“What I am getting used to, is the new normal. But in the new normal, I am not normal”
- R. C. Sproul
It’s an unsuspecting and innocent word, isn’t it; normal. One we use in conversations every other day – never meaning any malice or pain, never spoken with ill-intent. It’s a word many of us use to harmlessly typicalise life.
However when used in the context of ‘grief and loss’ (or any other significant life adjustment for that matter), that’s exactly the result it may have.
In fact, when speaking within such a context, I humbly ask; what is normal? Who is normal? What classifies as normal? Are we normal? Are our behaviours normal? Are their actions normal?
Who defines the constraints and characteristics of normal – because seemingly, we ourselves are the experts – are we not?
You see the beauty of our world and of sharing this planet with almost 7 billion others, is that your answers to the above will be unique and unlike any other’s.
They will be shaped and moulded by what our parents taught us was ‘normal’, what our teachers educated us was ‘normal’, whose voices we listened to, what society personified as normal,
our familial environment and so forth.
For the most part, the realities of our ‘normal’ are harmless (hopefully ever changing as our minds expand, ignorance’s diminish and experiences increase, but harmless none-the-less). Offence rears its ugly head however, when we project our definition of normality onto others; especially those whom are grieving.
As a friend, I have journeyed the road of complicated grief with innumerable others; watching on as they struggle to put one foot in front of the other (let alone run with open arms into their ‘new normal’) – and if I may, the most significant piece of advice I can offer when walking with a grieving friend, is to not place your judgements and expectations of healing onto them. Do not hold them to the same standard or account that you may hold yourself to – for it is not your path to walk, it is theirs – and their new normal is not going to look like it did before. They will not be the ‘same’ as they were before nor should they be, for they have lost something or someone that was inextricably linked to the very core of their being.
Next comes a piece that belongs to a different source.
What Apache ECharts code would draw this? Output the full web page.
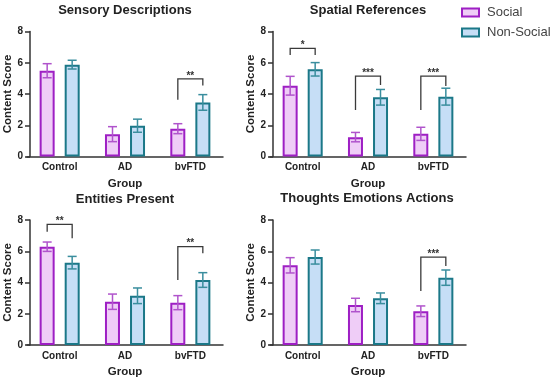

I have regretfully been guilty of this many ‘a time and it has been filled with unending frustrations, had devastating consequences and caused intense pain (not just for the other person!)
Additionally, I have come to understand and appreciate that for those grieving, it is so excruciatingly difficult when everyone else’s normal has remained unchanged, yet yours has collapsed around you. Those they love, their friends, their colleagues … their lives are continuing on as ‘normal’. They’re awakening to a brand-new day filled with routine, comfortability and regularity, yet those grieving awaken hoping that it was all just a nightmare; unsure of what the day will hold, unsure where to even begin.
Thus, I beg you – if ever you are privileged enough to walk the intimate road of pain and suffering brought on by significant loss, change or grief – let grace, patience and unwavering support and love abound for those whom are painfully trying to find their ‘new normal’, because the reality is; not only do they not even know what ‘normality’ they’re searching for, many don’t want to find it because finding it would mean acknowledging that their loved one is truly gone.
It may be hard, it may be frustrating and it may be tiring, but it pales in comparison to the pain they are experiencing.